EXERCISE AIM:
All of the lines below are to be printed again exactly; images are excluded from the output.

* Start RECORDED DATA *

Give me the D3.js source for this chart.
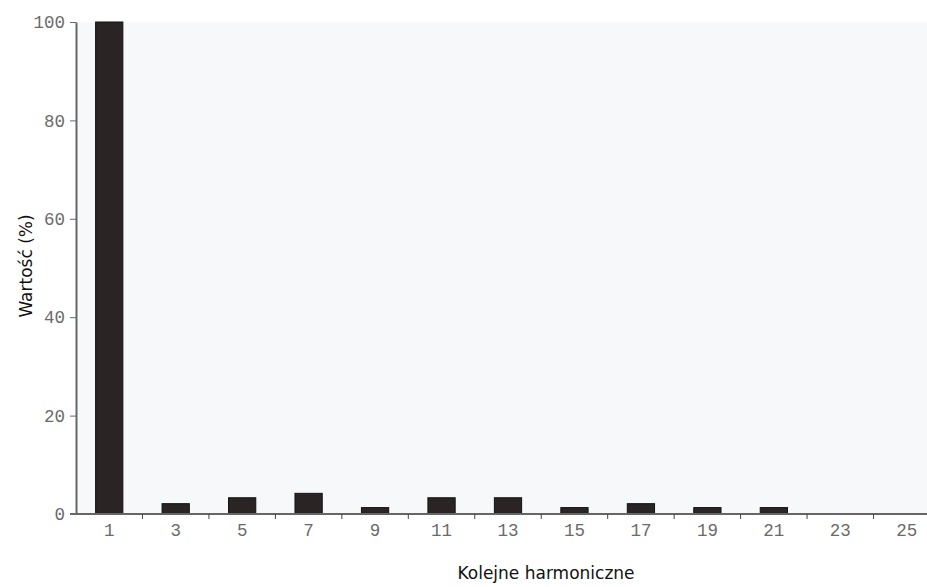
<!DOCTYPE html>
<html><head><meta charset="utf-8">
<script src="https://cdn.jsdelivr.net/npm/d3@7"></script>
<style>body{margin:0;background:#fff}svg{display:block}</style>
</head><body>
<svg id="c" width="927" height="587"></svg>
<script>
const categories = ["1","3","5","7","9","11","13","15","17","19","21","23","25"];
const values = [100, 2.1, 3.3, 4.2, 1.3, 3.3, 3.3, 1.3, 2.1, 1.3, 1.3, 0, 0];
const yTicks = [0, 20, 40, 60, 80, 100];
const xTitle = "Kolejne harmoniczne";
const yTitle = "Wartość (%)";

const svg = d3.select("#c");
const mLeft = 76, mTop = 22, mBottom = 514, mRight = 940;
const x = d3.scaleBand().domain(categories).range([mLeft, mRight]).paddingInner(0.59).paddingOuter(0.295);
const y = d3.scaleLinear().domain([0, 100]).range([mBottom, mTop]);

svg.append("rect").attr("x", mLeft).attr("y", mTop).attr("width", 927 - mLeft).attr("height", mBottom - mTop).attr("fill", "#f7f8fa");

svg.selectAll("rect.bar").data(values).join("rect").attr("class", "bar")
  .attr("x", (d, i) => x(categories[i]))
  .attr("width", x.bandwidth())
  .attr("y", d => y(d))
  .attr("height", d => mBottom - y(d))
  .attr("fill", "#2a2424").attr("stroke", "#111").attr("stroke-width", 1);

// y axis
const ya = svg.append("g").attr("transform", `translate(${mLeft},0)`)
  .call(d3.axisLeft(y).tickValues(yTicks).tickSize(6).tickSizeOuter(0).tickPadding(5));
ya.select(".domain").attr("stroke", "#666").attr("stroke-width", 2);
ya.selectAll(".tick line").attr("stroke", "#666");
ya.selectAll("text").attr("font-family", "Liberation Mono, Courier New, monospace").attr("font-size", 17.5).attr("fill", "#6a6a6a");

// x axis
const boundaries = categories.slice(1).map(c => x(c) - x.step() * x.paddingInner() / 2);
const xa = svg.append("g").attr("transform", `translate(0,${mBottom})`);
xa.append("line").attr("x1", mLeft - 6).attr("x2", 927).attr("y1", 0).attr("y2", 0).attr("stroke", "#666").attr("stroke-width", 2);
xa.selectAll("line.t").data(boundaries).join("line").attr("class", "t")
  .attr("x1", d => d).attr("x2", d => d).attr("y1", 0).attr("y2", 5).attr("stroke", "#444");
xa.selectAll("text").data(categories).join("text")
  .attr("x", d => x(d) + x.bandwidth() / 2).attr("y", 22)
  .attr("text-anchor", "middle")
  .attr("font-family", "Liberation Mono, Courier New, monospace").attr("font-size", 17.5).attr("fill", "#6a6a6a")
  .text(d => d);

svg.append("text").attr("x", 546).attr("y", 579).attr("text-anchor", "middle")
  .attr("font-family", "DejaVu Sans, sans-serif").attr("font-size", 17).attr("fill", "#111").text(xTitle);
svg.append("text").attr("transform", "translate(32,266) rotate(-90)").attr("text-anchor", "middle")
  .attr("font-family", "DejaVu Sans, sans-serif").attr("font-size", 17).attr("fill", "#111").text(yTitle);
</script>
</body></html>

* End RECORDED DATA *

COMPLETE RESPONSE:
Give me the D3.js source for this chart.
<!DOCTYPE html>
<html><head><meta charset="utf-8">
<script src="https://cdn.jsdelivr.net/npm/d3@7"></script>
<style>body{margin:0;background:#fff}svg{display:block}</style>
</head><body>
<svg id="c" width="927" height="587"></svg>
<script>
const categories = ["1","3","5","7","9","11","13","15","17","19","21","23","25"];
const values = [100, 2.1, 3.3, 4.2, 1.3, 3.3, 3.3, 1.3, 2.1, 1.3, 1.3, 0, 0];
const yTicks = [0, 20, 40, 60, 80, 100];
const xTitle = "Kolejne harmoniczne";
const yTitle = "Wartość (%)";

const svg = d3.select("#c");
const mLeft = 76, mTop = 22, mBottom = 514, mRight = 940;
const x = d3.scaleBand().domain(categories).range([mLeft, mRight]).paddingInner(0.59).paddingOuter(0.295);
const y = d3.scaleLinear().domain([0, 100]).range([mBottom, mTop]);

svg.append("rect").attr("x", mLeft).attr("y", mTop).attr("width", 927 - mLeft).attr("height", mBottom - mTop).attr("fill", "#f7f8fa");

svg.selectAll("rect.bar").data(values).join("rect").attr("class", "bar")
  .attr("x", (d, i) => x(categories[i]))
  .attr("width", x.bandwidth())
  .attr("y", d => y(d))
  .attr("height", d => mBottom - y(d))
  .attr("fill", "#2a2424").attr("stroke", "#111").attr("stroke-width", 1);

// y axis
const ya = svg.append("g").attr("transform", `translate(${mLeft},0)`)
  .call(d3.axisLeft(y).tickValues(yTicks).tickSize(6).tickSizeOuter(0).tickPadding(5));
ya.select(".domain").attr("stroke", "#666").attr("stroke-width", 2);
ya.selectAll(".tick line").attr("stroke", "#666");
ya.selectAll("text").attr("font-family", "Liberation Mono, Courier New, monospace").attr("font-size", 17.5).attr("fill", "#6a6a6a");

// x axis
const boundaries = categories.slice(1).map(c => x(c) - x.step() * x.paddingInner() / 2);
const xa = svg.append("g").attr("transform", `translate(0,${mBottom})`);
xa.append("line").attr("x1", mLeft - 6).attr("x2", 927).attr("y1", 0).attr("y2", 0).attr("stroke", "#666").attr("stroke-width", 2);
xa.selectAll("line.t").data(boundaries).join("line").attr("class", "t")
  .attr("x1", d => d).attr("x2", d => d).attr("y1", 0).attr("y2", 5).attr("stroke", "#444");
xa.selectAll("text").data(categories).join("text")
  .attr("x", d => x(d) + x.bandwidth() / 2).attr("y", 22)
  .attr("text-anchor", "middle")
  .attr("font-family", "Liberation Mono, Courier New, monospace").attr("font-size", 17.5).attr("fill", "#6a6a6a")
  .text(d => d);

svg.append("text").attr("x", 546).attr("y", 579).attr("text-anchor", "middle")
  .attr("font-family", "DejaVu Sans, sans-serif").attr("font-size", 17).attr("fill", "#111").text(xTitle);
svg.append("text").attr("transform", "translate(32,266) rotate(-90)").attr("text-anchor", "middle")
  .attr("font-family", "DejaVu Sans, sans-serif").attr("font-size", 17).attr("fill", "#111").text(yTitle);
</script>
</body></html>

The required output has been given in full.